Tuesday, January 10, 2006

A lot of the furniture in my home in Amsterdam was more or less self build. I like working with wood and designing something and then actually building it, especially if it can be done in a day or so. Another advantage is of course that you'll end up with stuff that maybe isn't the prettiest (straight & right angles), but fits the available space or is even mounted in the wall. Of course when we moved to Switzerland this advantage turned into a disadvantage. The self made stuff was left behind or was thrown away and here we started a new. Ikea entered our lives.


The thing is of course that if you're new to Switzerland, Ikea seems like the only place with somewhat reasonable prices.
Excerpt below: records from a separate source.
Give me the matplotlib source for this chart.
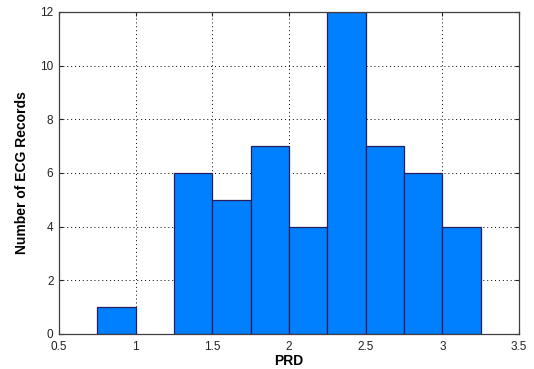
import matplotlib
matplotlib.use("Agg")
import matplotlib.pyplot as plt

plt.rcParams['font.family'] = ['Liberation Sans', 'DejaVu Sans']

# Histogram bins of PRD (left edges) and record counts
bin_edges = [0.75, 1.0, 1.25, 1.5, 1.75, 2.0, 2.25, 2.5, 2.75, 3.0, 3.25]
counts = [1, 0, 6, 5, 7, 4, 12, 7, 6, 4]
x_ticks = [0.5, 1, 1.5, 2, 2.5, 3, 3.5]
y_ticks = [0, 2, 4, 6, 8, 10, 12]

fig = plt.figure(figsize=(5.34, 3.69), dpi=100)
ax = fig.add_axes([0.1105, 0.0949, 0.8615, 0.8726])

widths = [b - a for a, b in zip(bin_edges[:-1], bin_edges[1:])]
lefts = bin_edges[:-1]
nz = [(l, w, c) for l, w, c in zip(lefts, widths, counts) if c > 0]
ax.bar([v[0] for v in nz], [v[2] for v in nz], width=[v[1] for v in nz],
       align='edge', color='#0080ff', edgecolor='#2a1a5e', linewidth=0.9, zorder=3)

ax.set_xlim(0.5, 3.5)
ax.set_ylim(0, 12)
ax.set_xticks(x_ticks)
ax.set_xticklabels(['0.5', '1', '1.5', '2', '2.5', '3', '3.5'])
ax.set_yticks(y_ticks)
ax.grid(True, linestyle=(0, (1, 3)), color='black', linewidth=0.7, zorder=1)
ax.set_axisbelow(True)
ax.tick_params(direction='in', top=True, right=True, length=3, width=0.8,
               labelsize=8.5, colors='#222222')
ax.tick_params(axis='x', pad=5)
ax.tick_params(axis='y', pad=4)
for s in ax.spines.values():
    s.set_color('#404040')
    s.set_linewidth(0.9)
    s.set_zorder(4)

ax.set_xlabel('PRD', fontsize=10, fontweight='bold', labelpad=1)
ax.set_ylabel('Number of ECG Records', fontsize=10, fontweight='bold', labelpad=8)

fig.savefig('out.png', dpi=100)
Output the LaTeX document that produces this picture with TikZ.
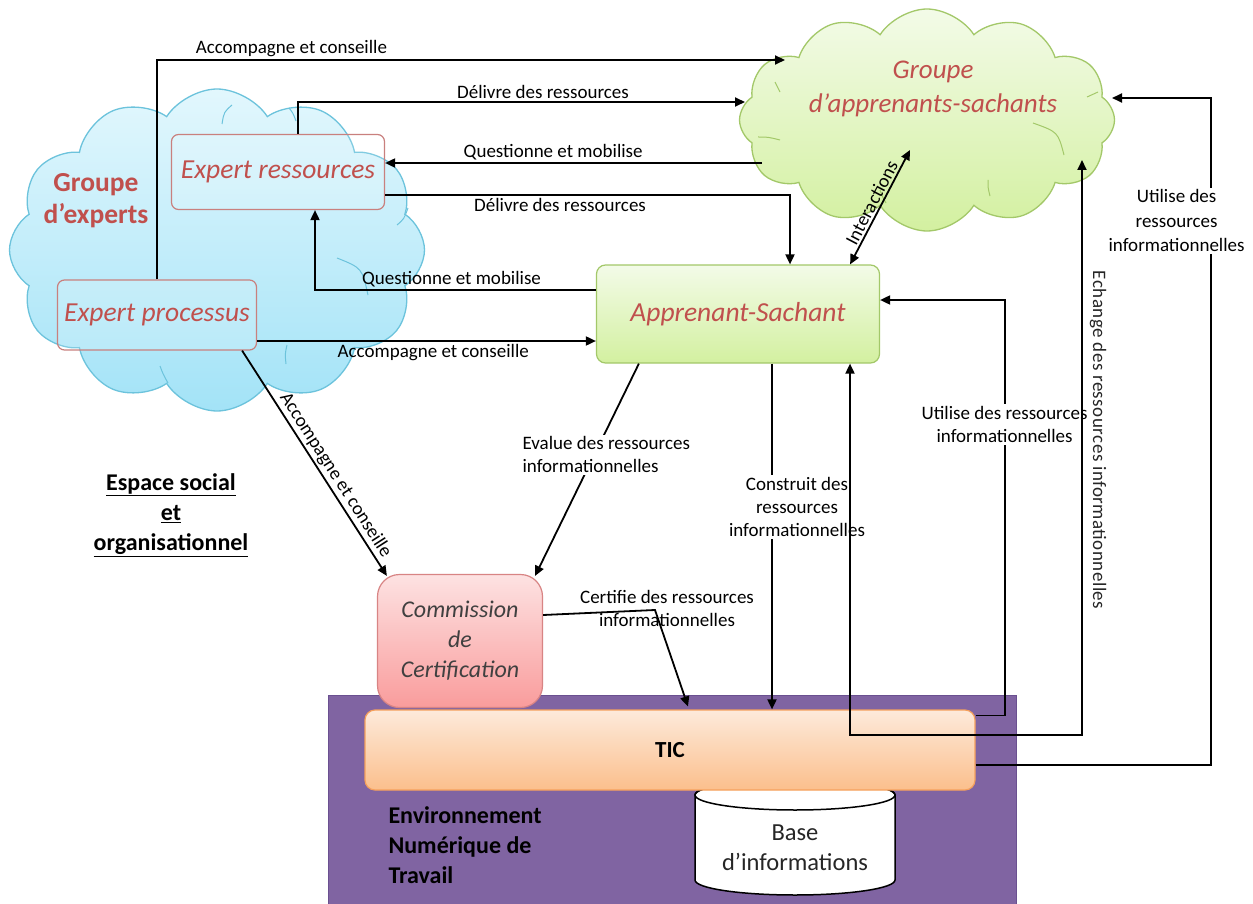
\documentclass[tikz,border=0pt]{standalone}
\usepackage{fontspec}
\setmainfont{Carlito}
\usetikzlibrary{shapes.symbols,arrows.meta,calc}
\definecolor{redtxt}{HTML}{C0504D}
\definecolor{boxred}{HTML}{C9807E}
\definecolor{cbTop}{HTML}{E2F7FD}
\definecolor{cbBot}{HTML}{A3E3F7}
\definecolor{cbLine}{HTML}{6CC3DC}
\definecolor{cgTop}{HTML}{F3FBE8}
\definecolor{cgBot}{HTML}{D3F0A0}
\definecolor{cgLine}{HTML}{A3C869}
\definecolor{ccTop}{HTML}{FDE2E2}
\definecolor{ccBot}{HTML}{F99C9C}
\definecolor{ccLine}{HTML}{D88484}
\definecolor{envFill}{HTML}{8064A2}
\definecolor{envLine}{HTML}{6A5090}
\definecolor{ticTop}{HTML}{FDEADB}
\definecolor{ticBot}{HTML}{FBBF8C}
\definecolor{ticLine}{HTML}{F5A05C}
\definecolor{grtxt}{HTML}{404040}
\begin{document}
\begin{tikzpicture}[x=1pt,y=-1pt,
 conn/.style={line width=1.8pt, draw=black},
 arr/.style={conn, -{Triangle[length=10pt,width=9pt]}},
 arrb/.style={conn, {Triangle[length=10pt,width=9pt]}-{Triangle[length=10pt,width=9pt]}},
 lbl/.style={font=\fontsize{19}{23}\selectfont, align=center, inner sep=2pt, text=black},
 wlbl/.style={lbl, fill=white},
 cloudbase/.style={cloud, cloud puffs=12, cloud puff arc=115, cloud ignores aspect, line width=1.3pt},
 innerb/.style={draw=cbLine, line width=1pt},
 innerg/.style={draw=cgLine, line width=1pt},
 expbox/.style={draw=boxred, line width=1.2pt, rounded corners=7pt, fill=white, fill opacity=0.15, text opacity=1, text=redtxt, font=\fontsize{27.5}{30}\selectfont\itshape},
 bigbold/.style={font=\fontsize{24}{30}\selectfont\bfseries, align=left, text=black},
]
\useasboundingbox (0,0) rectangle (1253,904);
\fill[white] (0,0) rectangle (1253,904);

% clouds
\node[cloudbase, draw=cbLine, top color=cbTop, bottom color=cbBot, minimum width=415pt, minimum height=322pt] (ge) at (217,250) {};
\node[cloudbase, draw=cgLine, top color=cgTop, bottom color=cgBot, minimum width=375pt, minimum height=222pt] (gc) at (927,120) {};
% inner arcs of the clouds
\draw[innerb] (337,258) .. controls (362,268) .. (368,295);
\draw[innerb] (222,124) .. controls (224,112) .. (232,105);
\draw[innerb] (289,108) .. controls (293,113) .. (296,121);
\draw[innerb] (397,225) .. controls (404,219) .. (408,208);
\draw[innerb] (160,366) .. controls (163,374) .. (168,383);
\draw[innerb] (287,345) .. controls (285,354) .. (286,364);
\draw[innerg] (1033,123) .. controls (1058,132) .. (1064,155);
\draw[innerg] (1087,97) .. controls (1093,95) .. (1098,92);
\draw[innerg] (988,180) .. controls (988,188) .. (990,196);
\draw[innerg] (880,190) .. controls (882,196) .. (886,203);
\draw[innerg] (758,137) .. controls (768,137) .. (780,140);
\draw[innerg] (775,82) .. controls (777,87) .. (780,92);
\node[font=\fontsize{27.5}{32}\selectfont\bfseries, text=redtxt, align=center] (getxt) at (96,201) {Groupe\\d’experts};
\node[font=\fontsize{27}{34}\selectfont\itshape, text=redtxt, align=center] (gctxt) at (933,89) {Groupe\\d’apprenants-sachants};

% expert boxes
\node[expbox, minimum width=213pt, minimum height=75pt] (er) at (278,172) {Expert ressources};
\node[expbox, minimum width=199pt, minimum height=70pt] (ep) at (157,315) {Expert processus};

% apprenant
\node[draw=cgLine, line width=1.2pt, rounded corners=9pt, top color=cgTop, bottom color=cgBot, minimum width=283pt, minimum height=98pt, text=redtxt, font=\fontsize{27.5}{32}\selectfont\itshape] (as) at (738,314) {Apprenant-Sachant};

% environment
\node[draw=envLine, fill=envFill, line width=1pt, minimum width=688pt, minimum height=215pt, anchor=north west, inner sep=0pt] (env) at (328,695) {};
\node[bigbold, anchor=west] (envtxt) at (385,845) {Environnement\\Numérique de\\Travail};

% database cylinder
\draw[fill=white, line width=1.5pt] (695,795) -- (695,880) arc[start angle=180, end angle=360, x radius=100pt, y radius=15pt] -- (895,795) arc[start angle=0, end angle=180, x radius=100pt, y radius=15pt] -- cycle;
\draw[line width=1.5pt] (795,795) ellipse [x radius=100pt, y radius=15pt];
\node[font=\fontsize{24.5}{30}\selectfont, text=black!85, align=center] (db) at (795,848) {Base\\d’informations};

% commission
\node[draw=ccLine, line width=1.2pt, rounded corners=22pt, top color=ccTop, bottom color=ccBot, minimum width=165pt, minimum height=133pt, text=grtxt, align=center, font=\fontsize{24}{30}\selectfont\itshape] (cc) at (460,641) {Commission\\de\\Certification};

% TIC
\node[draw=ticLine, line width=1.2pt, rounded corners=10pt, top color=ticTop, bottom color=ticBot, minimum width=610pt, minimum height=80pt, font=\fontsize{23}{26}\selectfont\bfseries] (tic) at (670,750) {TIC};

% espace social
\node[font=\fontsize{24}{30}\selectfont\bfseries, align=center] (esp) at (171,515) {\underline{Espace social}\\\underline{et}\\\underline{organisationnel}};

% free end coordinates on clouds
\coordinate (gcA) at (785,60);
\coordinate (gcB) at (745,102);
\coordinate (gcC) at (762,163);
\coordinate (gcD) at (910,150);
\coordinate (gcE) at (1082,160);
\coordinate (gcF) at (1112,98);

% connectors
\draw[arr] (ep.north) |- (gcA) node[lbl, pos=0.607, above] {Accompagne et conseille};
\draw[arr] ([xshift=20pt]er.north) |- (gcB) node[lbl, pos=0.774, above] {Délivre des ressources};
\draw[arr] (gcC) -- (gcC -| er.east) node[lbl, pos=0.554, above] {Questionne et mobilise};
\draw[arr] ($(er.south east)+(0,-15)$) -| ([xshift=52pt]as.north) node[lbl, pos=0.216, below] {Délivre des ressources};
\draw[arr] ($(as.west)+(0,-24)$) -| ([xshift=37pt]er.south) node[lbl, pos=0.257, above] {Questionne et mobilise};
\coordinate (p6) at ($(ep.east)+(0,26)$);
\draw[arr] (p6) -- (p6 -| as.west) node[lbl, pos=0.52, below] {Accompagne et conseille};
\draw[arr] ($(ep.south east)+(-15,0)$) -- ($(cc.north west)+(10,2)$) node[lbl, sloped, pos=0.58, above] {Accompagne et conseille};
\draw[arr] ($(as.south west)+(43,0)$) -- ($(cc.north east)+(-8,2)$) node[wlbl, align=left, pos=0.43, xshift=12pt] {Evalue des ressources\\informationnelles};
\coordinate (p9) at ($(as.south)+(34,0)$);
\draw[arr] (p9) -- (p9 |- tic.north) node[wlbl, pos=0.415, xshift=25pt] {Construit des\\ressources\\informationnelles};
\draw[arrb] ($(as.north east)+(-30,0)$) -- (gcD) node[lbl, sloped, midway, above] {Interactions};
\coordinate (cbend) at (655,610);
\draw[arr] ($(cc.east)+(0,-26)$) -- (cbend) -- ($(tic.north)+(18,-3)$);
\node[lbl] (lcert) at (667,608) {Certifie des ressources\\informationnelles};
\coordinate (p12) at ($(tic.north east)+(0,6)$);
\draw[arr] (p12) -- ++(29,0) |- ($(as.east)+(0,-14)$) node[wlbl, pos=0.35] {Utilise des ressources\\informationnelles};
\coordinate (p13) at ($(as.south)+(112,0)$);
\draw[arrb] (p13) |- ($(gcE)+(0,575)$) -- (gcE);
\node[lbl, rotate=-90, font=\fontsize{19}{23}\selectfont\addfontfeature{LetterSpace=2.5}, text=black!85] (lech) at (1098,440) {Echange des ressources informationnelles};
\draw[arr] ($(tic.east)+(0,15)$) -- ++(235,0) |- (gcF) node[wlbl, pos=0.408, xshift=-34pt, font=\fontsize{19}{24.5}\selectfont] {Utilise des\\ressources\\informationnelles};
\end{tikzpicture}
\end{document}
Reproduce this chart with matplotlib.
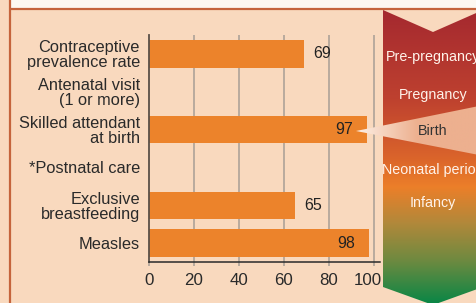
import matplotlib
matplotlib.use("Agg")
import matplotlib.pyplot as plt
import matplotlib.transforms as mtransforms
import numpy as np
from matplotlib.patches import Polygon
from matplotlib.colors import LinearSegmentedColormap, to_rgb

plt.rcParams['font.family'] = ['Liberation Sans', 'DejaVu Sans']

categories = ["Contraceptive\nprevalence rate", "Antenatal visit\n(1 or more)",
              "Skilled attendant\nat birth", "*Postnatal care",
              "Exclusive\nbreastfeeding", "Measles"]
values = [69, None, 97, None, 65, 98]
xticks = [0, 20, 40, 60, 80, 100]
stages = ["Pre-pregnancy", "Pregnancy", "Birth", "Neonatal period", "Infancy"]

W, H = 477, 303
PEACH = "#F9D9BE"
BAR = "#EC832B"
BORDER = "#C5643C"

fig = plt.figure(figsize=(W / 100, H / 100), dpi=100, facecolor=PEACH)

# background layer (pixel coordinates)
bg = fig.add_axes([0, 0, 1, 1], zorder=0)
bg.set_xlim(0, W); bg.set_ylim(H, 0); bg.axis("off")
bg.add_patch(plt.Rectangle((10, 0), W, 9, color="#FDF8F1", lw=0))
bg.plot([10, W], [9, 9], color=BORDER, lw=1.6, solid_capstyle="butt")
bg.plot([10, 10], [0, H], color=BORDER, lw=1.6, solid_capstyle="butt")

# bar chart
x0, x1, y_top, y_bot = 149, 380, 35, 262
ax = fig.add_axes([x0 / W, (H - y_bot) / H, (x1 - x0) / W, (y_bot - y_top) / H], zorder=1)
ax.set_facecolor("none")
xmax = 100 * (x1 - x0) / (374 - x0)
ax.set_xlim(0, xmax)
ax.set_ylim(5.5, -0.5)
ypos = np.arange(len(categories))
for x in xticks[1:]:
    ax.axvline(x, color="#A89D95", lw=1.1, zorder=0)
for i, v in enumerate(values):
    if v is None:
        continue
    ax.barh(i, v, height=0.72, color=BAR, zorder=2)
    if v >= 90:
        ax.text(v - 6.5, i, str(v), ha="right", va="center", fontsize=11.5, color="#222222", zorder=3)
    else:
        ax.text(v + 3.8, i, str(v), ha="left", va="center", fontsize=11.5, color="#222222", zorder=3)
ax.set_yticks(ypos)
ax.set_yticklabels(categories, fontsize=11.8, color="#2a2a2a", linespacing=1.0)
ax.tick_params(axis="y", length=0, pad=6.5)
ax.set_xticks(xticks)
ax.set_xticklabels([str(t) for t in xticks], fontsize=12.2, color="#2a2a2a")
ax.tick_params(axis="x", length=3, color="#A89D95", width=1.1, pad=5)
last = ax.get_xticklabels()[-1]
last.set_transform(last.get_transform() + mtransforms.ScaledTranslation(-6 / 100, 0, fig.dpi_scale_trans))
for s in ["top", "right"]:
    ax.spines[s].set_visible(False)
ax.spines["left"].set_color("#5a5048")
ax.spines["left"].set_linewidth(1.3)
ax.spines["bottom"].set_color("#2a2a2a")
ax.spines["bottom"].set_linewidth(1.1)

# overlay layer
ov = fig.add_axes([0, 0, 1, 1], zorder=2)
ov.set_xlim(0, W); ov.set_ylim(H, 0); ov.axis("off")
ov.patch.set_alpha(0)

stops = [(0.0, "#A5292F"), (0.3, "#BE412F"), (0.5, "#DA642B"), (0.6, "#EC7F29"),
         (0.72, "#B3883A"), (0.85, "#6E8A40"), (1.0, "#078646")]
cmap = LinearSegmentedColormap.from_list("stage", stops)
grad = np.linspace(0, 1, 256).reshape(-1, 1)
pl, pc, pr = 383, 433, 483
panel = Polygon([(pl, 10), (pc, 32), (pr, 10), (pr, 287), (pc, 305), (pl, 287)],
                closed=True, transform=ov.transData, facecolor="none", edgecolor="none")
ov.add_patch(panel)
im = ov.imshow(grad, cmap=cmap, aspect="auto", extent=[pl, pr, 305, 10], zorder=1)
im.set_clip_path(panel)

# Birth callout triangle
tri = Polygon([(356, 131), (W + 2, 106), (W + 2, 155)], closed=True,
              transform=ov.transData, facecolor="none", edgecolor="none")
ov.add_patch(tri)
c0, c1 = np.array(to_rgb("#FDF0E6")), np.array(to_rgb("#EDB08F"))
t = np.clip(np.linspace(0, 1, 200) * 2.0, 0, 1)
tg = (c0[None, :] * (1 - t[:, None]) + c1[None, :] * t[:, None])[None, :, :]
im2 = ov.imshow(tg, aspect="auto", extent=[356, W + 2, 155, 106], zorder=2)
im2.set_clip_path(tri)

ov.set_xlim(0, W); ov.set_ylim(H, 0)

stage_y = [57, 95, 131, 170, 203]
for s, y in zip(stages, stage_y):
    col = "#333333" if s == "Birth" else "#FFF3EA"
    ov.text(pc, y, s, ha="center", va="center", fontsize=10.3, color=col, zorder=3)

fig.savefig("out.png", dpi=100, facecolor=PEACH)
Add to that the fact that if you need a lot of stuff, it is pretty much the only choice. So we ended up with a whole lot of furniture that looked quite the same as the furniture of other Googlers that had just moved to Zurich. Some of them might be millionaires, but we're still cheap.


Anyway, the room we use as a study is sort of oddly shaped and it was hard to find a right desk in there. So we put our old kitchen table in there (which was transported from Amsterdam, but which we had bought there in the Ikea - replacing the hanging kitchen table design of mine that had served me well from my student years on). It was a nice enough table, but it didn't fit very well.


Last weekend I set out to buy wood to build something better. Unfortunately in mideuropean fashion, the wood shop closed at 16 00 and the project had to be canceled or so it seemed. I stared a little longer at the kitchen table and then I realized that I wouldn't have to change that much really to make it into a perfectly fitting desk - the table was 140 x 100 cm and we needed 70 x 200 cm, so that's two minutes on the electrical saw. The legs needed to be moved around and the frame needed to be refitted, but the whole project was relatively straight forward and took only two hours or so.


And then it struck me how 'Ikea hacks' would be a great book in the O'Reilly's series. The book would show you how to build all kinds of furniture out of Ikea stuff. For each project you would have to order one or more Ikea products and it would involve some light or more heavy modifications. Build a vacation home out of 14 Billys and 2 Bjorns, that kinda thing.